Princess consort of Moldavia
- Tenure: 1640–1653
- Born: c. 1620 Circassia (present-day Russia)
- Died: after 1 March 1666
- Burial: Iaşi, Principality of Moldavia (present-day Romania)
- Spouse: Vasile Lupu
- Issue: Ștefăniță Lupu Ioan Alexandru
- Religion: Eastern Orthodoxy

= Ecaterina Cercheza =

17th-century prince consort of Moldavia

Doamna Ecaterina Cercheza (c. 1620 – after 1 March 1666) was a Circassian noblewoman who became Princess consort of Moldavia by marriage to Vasile Lupu. As reported by Evliya Çelebi, her mother was the sister of Koca Dervish Mehmed Pasha who was the Grand Vizier of the Ottoman Empire from 1653 to 1654, and her sister was married to Islam III Giray, Khan of Crimea (1644–1654). She played a major role on personal and political decisions of her husband and son Ştefăniţă Lupu. Well known for her philanthropic activities, Doamna Ecaterina Cercheza became patron of the Moldavian monasteries and churches. She developed a strong reputation for her diplomatic and negotiating skills in time of crisis, in the absence of her husband and son.

In his work The Return 1639, the Italian traveller Niccolò Barsi da Lucca illustrates in details the journey of Doamna Ecaterina whom he describes as having "all the attributes of Aphroditic beauty that a woman can ever have". The historian and Prime Minister of Romania (1931–1932) Nicolae Iorga also states that "the Princess [Ecaterina], a Circassian by birth, was extraordinarily beautiful" and highly appreciated all over Moldavia.

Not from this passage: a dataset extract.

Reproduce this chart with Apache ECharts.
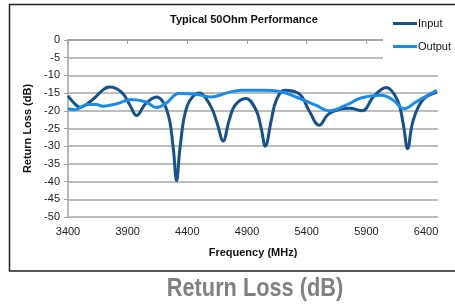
<!DOCTYPE html>
<html>
<head>
<meta charset="utf-8">
<script src="https://cdn.jsdelivr.net/npm/echarts@6/dist/echarts.min.js"></script>
<style>
  html, body { margin: 0; padding: 0; background: #fff; }
  #chart { width: 455px; height: 305px; }
</style>
</head>
<body>
<div id="chart"></div>
<script>
// 数据：频率 (MHz) 与回波损耗 (dB)
var xTicks = [3400, 3900, 4400, 4900, 5400, 5900, 6400];

var inputFreq = [3400, 3450, 3500, 3600, 3750, 3850, 3920, 3975, 4050, 4140,
                 4230, 4280, 4310, 4340, 4400, 4500, 4600, 4650, 4700, 4750,
                 4800, 4890, 4977, 5019, 5053, 5103, 5145, 5215, 5340, 5420,
                 5505, 5580, 5675, 5760, 5865, 5960, 6065, 6160, 6210, 6245,
                 6290, 6370, 6490];
var inputLoss = [-15.8, -17.8, -19.0, -17.0, -13.3, -14.8, -18.5, -21.3, -18.0, -16.1,
                 -20.0, -30.0, -39.7, -30.0, -18.5, -15.0, -19.0, -23.6, -28.5, -22.7,
                 -18.4, -16.5, -19.9, -25.0, -30.0, -22.7, -17.0, -14.2, -15.3, -20.0,
                 -24.1, -21.0, -19.6, -19.3, -20.0, -16.0, -13.4, -17.0, -24.0, -30.7,
                 -23.0, -17.0, -14.7];

var outputFreq = [3400, 3460, 3560, 3640, 3690, 3810, 3930, 4055, 4140, 4220,
                  4330, 4470, 4600, 4725, 4850, 5020, 5185, 5310, 5475, 5590,
                  5730, 5860, 6025, 6125, 6215, 6315, 6490];
var outputLoss = [-19.4, -19.7, -18.2, -18.2, -18.7, -18.0, -16.8, -17.5, -19.1, -17.9,
                  -15.1, -15.3, -16.1, -15.0, -14.2, -14.2, -14.6, -16.1, -18.4, -20.0,
                  -18.4, -16.3, -15.6, -17.0, -19.4, -17.5, -14.2];

function pairs(xs, ys) {
  return xs.map(function (x, i) { return [x, ys[i]]; });
}

var myChart = echarts.init(document.getElementById('chart'));
myChart.setOption({
  animation: false,
  textStyle: { fontFamily: 'Liberation Sans, Arial, sans-serif' },
  title: {
    text: 'Typical 50Ohm Performance',
    left: 165,
    top: 9,
    textStyle: { fontSize: 11, fontWeight: 'bold', color: '#111' }
  },
  legend: {
    orient: 'vertical',
    left: 383,
    top: 10,
    padding: [8, 10, 8, 10],
    itemGap: 12,
    itemWidth: 24,
    itemHeight: 3,
    icon: 'rect',
    z: 10,
    textStyle: { fontSize: 11, color: '#111', padding: [0, 0, 0, -4] },
    data: ['Input', 'Output']
  },
  grid: { left: 68, right: 17, top: 40, bottom: 88 },
  xAxis: {
    type: 'value',
    min: 3400,
    max: 6500,
    name: 'Frequency (MHz)',
    nameLocation: 'middle',
    nameGap: 30,
    nameTextStyle: { fontSize: 11, fontWeight: 'bold', color: '#111' },
    axisLine: { lineStyle: { color: '#a0a0a0', width: 1.5 } },
    axisTick: { show: true, customValues: xTicks, length: 4, lineStyle: { color: '#a0a0a0' } },
    axisLabel: {
      customValues: xTicks, fontSize: 11, color: '#222', margin: 9,
      formatter: function (v) { return String(v); }
    },
    splitLine: { show: false }
  },
  yAxis: {
    type: 'value',
    min: -50,
    max: 0,
    interval: 5,
    name: 'Return Loss (dB)',
    nameLocation: 'middle',
    nameGap: 35,
    nameTextStyle: { fontSize: 11, fontWeight: 'bold', color: '#111' },
    axisLine: { show: true, lineStyle: { color: '#a0a0a0', width: 1.5 } },
    axisTick: { show: true, length: 4, lineStyle: { color: '#a0a0a0' } },
    axisLabel: { fontSize: 11, color: '#222', margin: 8 },
    splitLine: { lineStyle: { color: '#a6a6a6', width: 1.5 } }
  },
  series: [
    {
      name: 'Input',
      type: 'line',
      smooth: 0.4,
      symbol: 'none',
      data: pairs(inputFreq, inputLoss),
      lineStyle: { color: '#15508f', width: 3 },
      itemStyle: { color: '#15508f' },
      z: 3
    },
    {
      name: 'Output',
      type: 'line',
      smooth: 0.4,
      symbol: 'none',
      data: pairs(outputFreq, outputLoss),
      lineStyle: { color: '#1a8ce8', width: 3 },
      itemStyle: { color: '#1a8ce8' },
      z: 4
    }
  ],
  graphic: [
    {
      // 图例背后的白底，遮住上方网格线
      type: 'rect',
      z: 6,
      shape: { x: 383, y: 8, width: 72, height: 54 },
      style: { fill: '#fff' },
      silent: true
    },
    {
      type: 'rect',
      z: 7,
      shape: { x: 9.5, y: 4.5, width: 460, height: 266.5 },
      style: { fill: 'none', stroke: '#222', lineWidth: 1.5 },
      silent: true
    },
    {
      type: 'text',
      x: 255,
      y: 289,
      scaleX: 0.87,
      style: {
        text: 'Return Loss (dB)',
        textAlign: 'center',
        textVerticalAlign: 'middle',
        fill: '#808080',
        font: 'bold 25px "Liberation Sans", Arial, sans-serif'
      }
    }
  ]
});
</script>
</body>
</html>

==Marriage to Vasile Lupu==
Originating from a wealthy Circassian family in the Caucasus, Ecaterina (born circa 1620) was brought to Moldavia in 1639 to marry Vasile Lupu who, upon the death of his first wife Doamna Tudosca (1600 – May 1639), immediately sent Ambassador Nicolae Catargie to look through the entire Circassian land for a new wife. Catargie paid 1500 ducats as dowry to Ecaterina's parents before taking her to Crimea. On 19 August 1639, they left Bakhchysarai to go to the fortress Ochakov. With the permission of Bahadır I Giray who received 1000 ducats, hundreds of Tatar and Moldavian guards accompanied the Circassian Princess to the Moldavian border. Although the journey was later interrupted by Nasuh Hussein Pasha, Beylerbey of Silistra (1638–1640), the conflict was resolved with Pasha receiving 2000 ducats. The delegation was met by a special escort even at the border crossing in Moldavia, which consisted of boyars and senior government military officials since the hospitality of foreign guests represented a particular ritual for them. On 28 September 1639, Ecaterina has finally arrived in the capital. On the entrance in Iaşi they were met by Vasile Lupu himself. For the arrival of the luxury-lover ruler's bride, money was not saved and Ecaterina has been honored with numerous pre-wedding gifts in addition to the most distinguished reception. Her brother and her maid were lodged in a separate residence, especially built for them.

The wedding was of major political importance.

==Official activities==
Doamna Ecaterina Cercheza undertook official engagements in Moldavia. She participated alongside Vasile Lupu at all official celebrations, including the weddings of Princess Maria and Princess Ruxandra whose fates were determined by Ecaterina herself. Doamna Ecaterina also made cash donations to the Golia and Hlincea monasteries, among others. She equipped the Golia Monastery with pews brought from Constantinople.

Because of the battle for the throne between Gheorghe Ştefan and Vasile Lupu, Doamna Ecaterina left her family to Kamianets-Podilskyi. During the Ottoman deposition of her spouse in 1653, she was evacuated to the city of Suceava. The historian Georg Krauss states that although she initially refused to surrender, defending Suceava during the Ottoman siege, Doamna Ecaterina was forced to capitulate and compelled to give her jewels as well as five of her most beautiful horses. Then she was taken captive to Bistrița, where she was imprisoned until 1658. When her son ascended to the throne in November 1659, she accompanied him to Iaşi and supervised his activity. In 1661, after the death of her husband and son, Doamna Ecaterina Cercheza moved to Constantinople and spent four years in the family palace on the Bosphorus. In 1665, she returned to Moldavia. Her last attestation appears in a donation document issued on 1 March 1666.

==Issue==
The couple had three children together: Ştefăniţă (d. 1661), Ioan (d. 1648), and Alexandru (d. 1648). In 1659, Ştefăniţă became Voivode of Moldavia under the name Ştefăniţă Lupu.